The common denominator for five of the seven groups of people on the list is powerlessness. What can those who are incarcerated give us? Not much. Or how about the destitute woman who has lost her husband, or the child left alone after the death of their parents? As for immigrants, they are sometimes in the most precarious position of all. Yet it is not the rich and famous who receive the LORD’s special favor. Rather, it is those who seemingly have little to offer in return – the last, the lost, and the least – who have captured the loving heart of our Father. In a world that coldly pushes them to the margins as unimportant, God draws them in, wrapping them up in loving arms, whispering comfort. His compassion is naturally accompanied by the stubborn pursuit of justice on their behalf.
The parable is told of a farmer whose land was adjacent to a river. One day when tending his field by the river bank, he saw a woman flailing in the water. The farmer quickly called his family and together they fished her out of the water to safety. An hour later, the scenario repeated itself, except this time it was a man in peril. The rescues continued all afternoon, until they had saved half a dozen from the river. The farmer’s daughter finally spoke up. “Dad,” she asked, “I’m glad we’ve been able to rescue these people from drowning. But I wonder: Shouldn’t we go up river and see who has been pushing them in?”
Psalm 146:6-7 carves out a place for both the exercise of compassion and the pursuit of justice. God feeds the hungry and gives justice to the oppressed.
Mercy and advocacy are the two strong arms that rescue and empower those most vulnerable.*
If God is concerned about prisoners, immigrants, widows, orphans, the blind and those crushed by life’s burdens, then how can the church – the People of God – not also be concerned?

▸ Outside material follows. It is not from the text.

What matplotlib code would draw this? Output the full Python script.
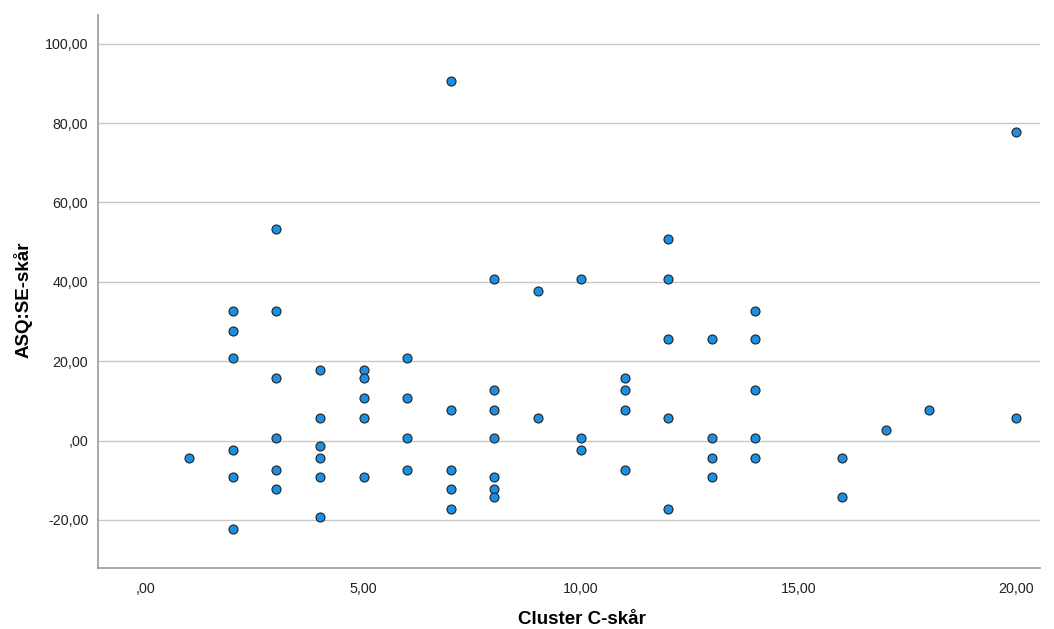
import matplotlib.pyplot as plt

plt.rcParams['font.family'] = ['Liberation Sans', 'DejaVu Sans']

# column values (Cluster C-skår)
cluster_c = [1,
             2, 2, 2, 2, 2, 2,
             3, 3, 3, 3, 3, 3,
             4, 4, 4, 4, 4, 4,
             5, 5, 5, 5, 5,
             6, 6, 6, 6,
             7, 7, 7, 7, 7,
             8, 8, 8, 8, 8, 8, 8,
             9, 9,
             10, 10, 10,
             11, 11, 11, 11,
             12, 12, 12, 12, 12,
             13, 13, 13, 13,
             14, 14, 14, 14, 14,
             16, 16,
             17,
             18,
             20, 20]

asq_se = [-4.3,
          32.7, 27.7, 20.7, -2.3, -9.3, -22.3,
          53.2, 32.7, 15.7, 0.7, -7.3, -12.3,
          17.7, 5.7, -1.3, -4.3, -9.3, -19.3,
          17.7, 15.7, 10.7, 5.7, -9.3,
          20.7, 10.7, 0.7, -7.3,
          90.7, 7.7, -7.3, -12.3, -17.3,
          40.7, 12.7, 7.7, 0.7, -9.3, -12.3, -14.3,
          37.7, 5.7,
          40.7, 0.7, -2.3,
          15.7, 12.7, 7.7, -7.3,
          50.7, 40.7, 25.7, 5.7, -17.3,
          25.7, 0.7, -4.3, -9.3,
          32.7, 25.7, 12.7, 0.7, -4.3,
          -4.3, -14.3,
          2.7,
          7.7,
          77.7, 5.7]

xtick_pos = [0, 5, 10, 15, 20]
xtick_labels = [',00', '5,00', '10,00', '15,00', '20,00']
ytick_pos = [-20, 0, 20, 40, 60, 80, 100]
ytick_labels = ['-20,00', ',00', '20,00', '40,00', '60,00', '80,00', '100,00']

fig = plt.figure(figsize=(10.54, 6.29), dpi=100)
ax = fig.add_axes([0.093, 0.097, 0.894, 0.879])

ax.scatter(cluster_c, asq_se, s=42, color='#1a8fe3', edgecolor='#222222',
           linewidth=0.8, zorder=3)

ax.set_xlim(-1.10, 20.55)
ax.set_ylim(-32.1, 107.2)
ax.set_xticks(xtick_pos)
ax.set_xticklabels(xtick_labels)
ax.set_yticks(ytick_pos)
ax.set_yticklabels(ytick_labels)
ax.tick_params(length=0, labelsize=10.3, colors='#222222')
ax.tick_params(axis='x', pad=10)
ax.tick_params(axis='y', pad=7)

ax.yaxis.grid(True, color='#c8c8c8', linewidth=1.0)
ax.set_axisbelow(True)

for side in ['top', 'right']:
    ax.spines[side].set_visible(False)
for side in ['left', 'bottom']:
    ax.spines[side].set_color('#999999')
    ax.spines[side].set_linewidth(1.2)

ax.set_xlabel('Cluster C-skår', fontsize=13.5, fontweight='bold')
ax.set_ylabel('ASQ:SE-skår', fontsize=13.5, fontweight='bold')
ax.xaxis.set_label_coords(0.514, -0.078)
ax.yaxis.set_label_coords(-0.070, 0.486)

fig.savefig('out.png', dpi=100)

Yet there are two more groups of people on the list, namely, the righteous and the wicked. If we as God’s people are to be like God, then we must do as God does. And what does God do? The LORD loves the righteous (v.8) but frustrates the wicked (v.9). Here is where the church can set an example for society. Do we praise our children when they do virtuous things or do we ignore them, thereby discouraging that behavior in the future? Similarly, do we disapprove of those among us whose self-centeredness makes them callous, even wicked, or do we elevate them? It pays to study what God does then follow God’s example. To do the opposite is to invite disaster.
We serve an amazing God! The LORD models how we can walk a different path, one of heartfelt concern for the powerless. Psalm 146 reminds us that this concern entails both compassion and the pursuit of justice, Gods two strong arms. In times that risk frustrating the righteous and rewarding the wicked, let’s reverse the order. Let’s love God’s way, resisting the urge to marginalize the powerless. Instead, let us enfold the last, the lost, and the least.
*Note: I am indebted to former Nazarene Education Commissioner, Dr Jerry Lambert, who spoke of evangelism and education as the “two strong arms of the Body of Christ.” I have adapted that imagery for this essay.